最低賃金が改定されます
最低賃金とは、企業(事業主)が、労働者に支払わなければならない賃金の最低額のことです。厚生労働省の中央最低賃金審議会があらかじめ都道府県ごとに「これくらいを目途に引き上げ額を検討しなさい」と目安額を示し、都道府県の審議会でこれを検討するという仕組みで改定されます。
今回の引き上げで、全国の平均で25円(3%)上がり、848円となりました。ちなみに最も高いのは東京都の958円、低いのは福岡県を除く九州の全県、沖縄県、高知県の737円となっています。引き上げ額は、安倍政権の強い意向もあり、前年に引き続き最大とのことです。
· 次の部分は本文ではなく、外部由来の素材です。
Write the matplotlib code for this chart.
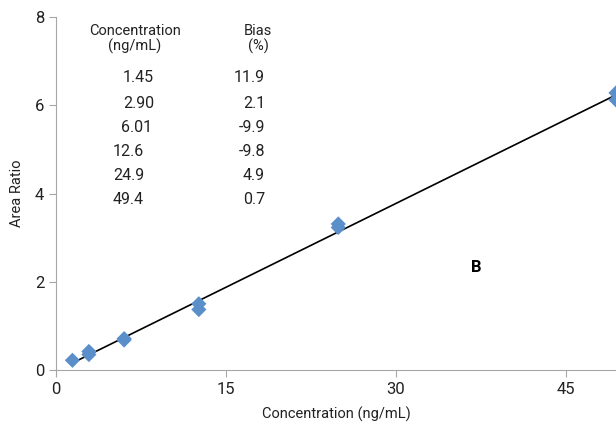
import matplotlib.pyplot as plt
import numpy as np

# calibration points (replicates at each level)
conc = [1.45, 2.90, 2.90, 6.01, 6.01, 12.6, 12.6, 24.9, 24.9, 49.4, 49.4]
area_ratio = [0.22, 0.35, 0.42, 0.68, 0.71, 1.37, 1.50, 3.23, 3.31, 6.12, 6.28]

# table shown in the upper-left corner
table_conc = ["1.45", "2.90", "6.01", "12.6", "24.9", "49.4"]
table_bias = ["11.9", "2.1", "-9.9", "-9.8", "4.9", "0.7"]

xticks = [0, 15, 30, 45]
yticks = [0, 2, 4, 6, 8]

plt.rcParams["font.family"] = ["Roboto", "DejaVu Sans"]
GRAY = "#a6a6a6"
TXT = "#222222"
FS = 10.5

fig = plt.figure(figsize=(6.16, 4.30), dpi=100)
ax = fig.add_axes([56 / 616, 60 / 430, 560 / 616, 353 / 430])

slope, intercept = np.polyfit(conc, area_ratio, 1)
xfit = np.array([min(conc), max(conc)])
ax.plot(xfit, slope * xfit + intercept, color="black", lw=1.2, zorder=2)
ax.scatter(conc, area_ratio, marker="D", s=60, color="#5b8fc9",
           edgecolors="none", zorder=3)

ax.set_xlim(0, 49.4)
ax.set_ylim(0, 8)
ax.set_xticks(xticks)
ax.set_yticks(yticks)
for s in ("top", "right"):
    ax.spines[s].set_visible(False)
for s in ("left", "bottom"):
    ax.spines[s].set_color(GRAY)
ax.tick_params(colors=GRAY, labelcolor=TXT, labelsize=12, length=5)
ax.set_xlabel("Concentration (ng/mL)", fontsize=FS, color=TXT, labelpad=7)
ax.set_ylabel("Area Ratio", fontsize=FS, color=TXT, labelpad=8)

# inset table (positions measured in pixels of the original figure)
tx = lambda px: (px - 56) / (560 / 49.4)
ty = lambda py: (370 - py) / (353 / 8)
ax.text(tx(135), ty(39), "Concentration\n(ng/mL)", ha="center", va="center",
        fontsize=FS, linespacing=1.0, color=TXT)
ax.text(tx(258), ty(39), "Bias\n(%)", ha="center", va="center",
        fontsize=FS, linespacing=1.0, color=TXT)
rows_y = [78, 103, 127, 152, 176, 200]
conc_right = [154, 154, 152, 144, 144, 144]
for c, b, py, cr in zip(table_conc, table_bias, rows_y, conc_right):
    ax.text(tx(cr), ty(py), c, ha="right", va="center", fontsize=11.5, color=TXT)
    ax.text(tx(265), ty(py), b, ha="right", va="center", fontsize=11.5, color=TXT)

ax.text(tx(476), ty(268), "B", ha="center", va="center", fontsize=12,
        fontweight="bold", color="black")

fig.savefig("out.png", dpi=100)
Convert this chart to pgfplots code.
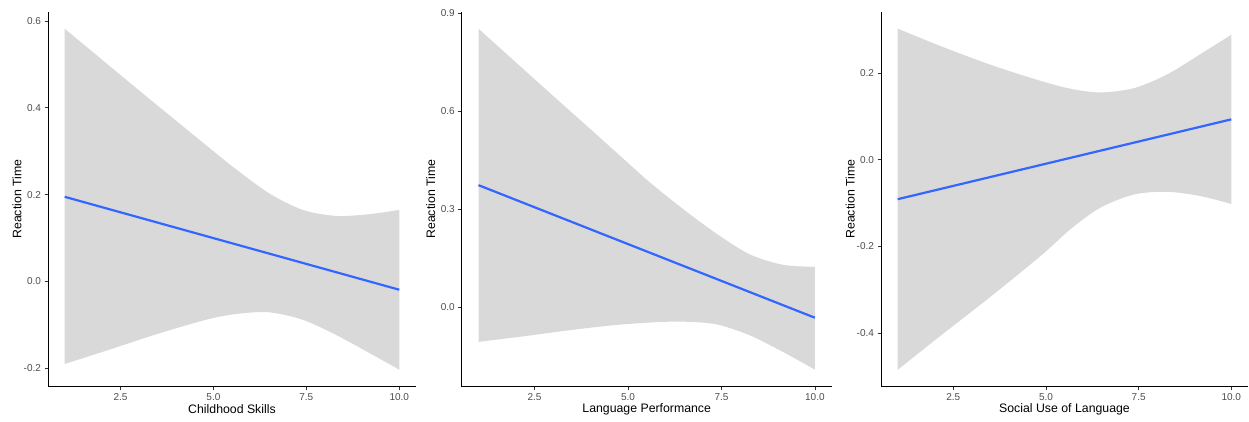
\documentclass[border=0pt]{standalone}
\usepackage{pgfplots}
\pgfplotsset{compat=1.18}
\usepgfplotslibrary{fillbetween}
\usepackage{fontspec}
\setmainfont{Liberation Sans}

\definecolor{ribbon}{HTML}{D9D9D9}
\definecolor{fitblue}{HTML}{3366FF}
\definecolor{gray30}{HTML}{4D4D4D}
\definecolor{gray20}{HTML}{333333}

\pgfplotsset{
  ggpanel/.style={
    scale only axis,
    height=375pt,
    anchor=south west,
    axis lines*=left,
    axis line style={black, line width=0.9pt, -},
    tick align=outside,
    major tick length=3.5pt,
    tick style={gray20, line width=0.7pt},
    tick label style={font=\fontsize{10}{12}\selectfont, text=gray30},
    xmin=0.55, xmax=10.45,
    xtick={2.5,5,7.5,10},
    xticklabels={2.5,5.0,7.5,10.0},
    ylabel={Reaction Time},
    every axis x label/.style={at={(axis description cs:0.5,-0.061)}, anchor=center,
      font=\fontsize{12.3}{14}\selectfont},
    every axis y label/.style={at={(axis description cs:-0.084,0.5)}, rotate=90, anchor=center,
      font=\fontsize{12.3}{14}\selectfont},
  },
  band/.style={draw=none, smooth, forget plot},
  fit/.style={fitblue, line width=2.2pt, no marks},
}

\begin{document}
\begin{tikzpicture}
\path (0,0) rectangle (1249pt,421pt);

% panel 1
\begin{axis}[ggpanel, at={(48pt,34.3pt)}, width=368pt,
    ymin=-0.2423, ymax=0.6213,
    ytick={-0.2,0,0.2,0.4,0.6},
    yticklabels={-0.2,0.0,0.2,0.4,0.6},
    xlabel={Childhood Skills}]
\addplot[band, name path=u1] coordinates {
  (1,0.582) (2,0.511) (3,0.440) (4,0.370) (5,0.300) (5.6,0.259)
  (6.5,0.203) (7.4,0.165) (8.3,0.151) (9.2,0.155) (10,0.165)};
\addplot[band, name path=l1] coordinates {
  (1,-0.190) (2.2,-0.157) (3.56,-0.119) (4.9,-0.086) (5.7,-0.074)
  (6.5,-0.071) (7.4,-0.088) (8.3,-0.123) (9.2,-0.165) (10,-0.203)};
\addplot[fill=ribbon, draw=none] fill between[of=u1 and l1];
\addplot[fit] coordinates {(1,0.195) (10,-0.019)};
\end{axis}

% panel 2
\begin{axis}[ggpanel, at={(461.7pt,34.3pt)}, width=370pt,
    ymin=-0.2432, ymax=0.9052,
    ytick={0,0.3,0.6,0.9},
    yticklabels={0.0,0.3,0.6,0.9},
    xlabel={Language Performance}]
\addplot[band, name path=u2] coordinates {
  (1,0.853) (2,0.750) (3,0.647) (4,0.545) (5,0.442) (5.6,0.381)
  (6.46,0.302) (7.36,0.226) (8.26,0.162) (9.15,0.130) (10,0.124)};
\addplot[band, name path=l2] coordinates {
  (1,-0.106) (2.2,-0.089) (3.38,-0.071) (4.6,-0.055) (5.7,-0.046)
  (6.46,-0.044) (7.36,-0.052) (8.26,-0.086) (9.15,-0.137) (10,-0.191)};
\addplot[fill=ribbon, draw=none] fill between[of=u2 and l2];
\addplot[fit] coordinates {(1,0.374) (10,-0.032)};
\end{axis}

% panel 3
\begin{axis}[ggpanel, at={(881pt,34.3pt)}, width=367pt,
    ymin=-0.523, ymax=0.341,
    ytick={-0.4,-0.2,0,0.2},
    yticklabels={-0.4,-0.2,0.0,0.2},
    xlabel={Social Use of Language}]
\addplot[band, name path=u3] coordinates {
  (1,0.302) (2.18,0.261) (3.53,0.218) (4.88,0.181) (5.69,0.163)
  (6.48,0.155) (7.38,0.165) (8.28,0.197) (9.18,0.244) (10,0.288)};
\addplot[band, name path=l3] coordinates {
  (1,-0.484) (2.18,-0.404) (3.53,-0.314) (4.88,-0.220) (5.69,-0.158)
  (6.48,-0.110) (7.38,-0.080) (8.28,-0.074) (9.18,-0.084) (10,-0.102)};
\addplot[fill=ribbon, draw=none] fill between[of=u3 and l3];
\addplot[fit] coordinates {(1,-0.091) (10,0.093)};
\end{axis}

\end{tikzpicture}
\end{document}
もっともすべてオーライという訳には行きません。人件費の増大は中小企業には大きな負担になります。最近、今までにない人手不足が顕著化してきており、最低賃金の引き上げは、人手不足と人件費増加という二重の負担にもなりかねません。とはいえ、引き上げなければ人は集まりません。でも人を雇えば人件費が上がるというジレンマとも言えます。
企業からみれば、人件費が上がるのであれば一層の経費節減に取り組まざるを得なくなります。業務全体を見直し、作業の効率化を進めて、時間外手当の支払いを抑えたり、業務をアウトソーシング(外注)化して、従業員を減らすといったことも考えられます。労働者にとっては、マイナスに作用することも有り得るといえます。
最低賃金の引き上げは、全体の底上げにはなりますが、企業によっては経営体力を削ぐことにもなりかねない、両刃の剣です。最低賃金の引き上げも重要な政策ですが、これに併せて、中小企業の収益が上がる政策にも取り組んでいただきたいものです。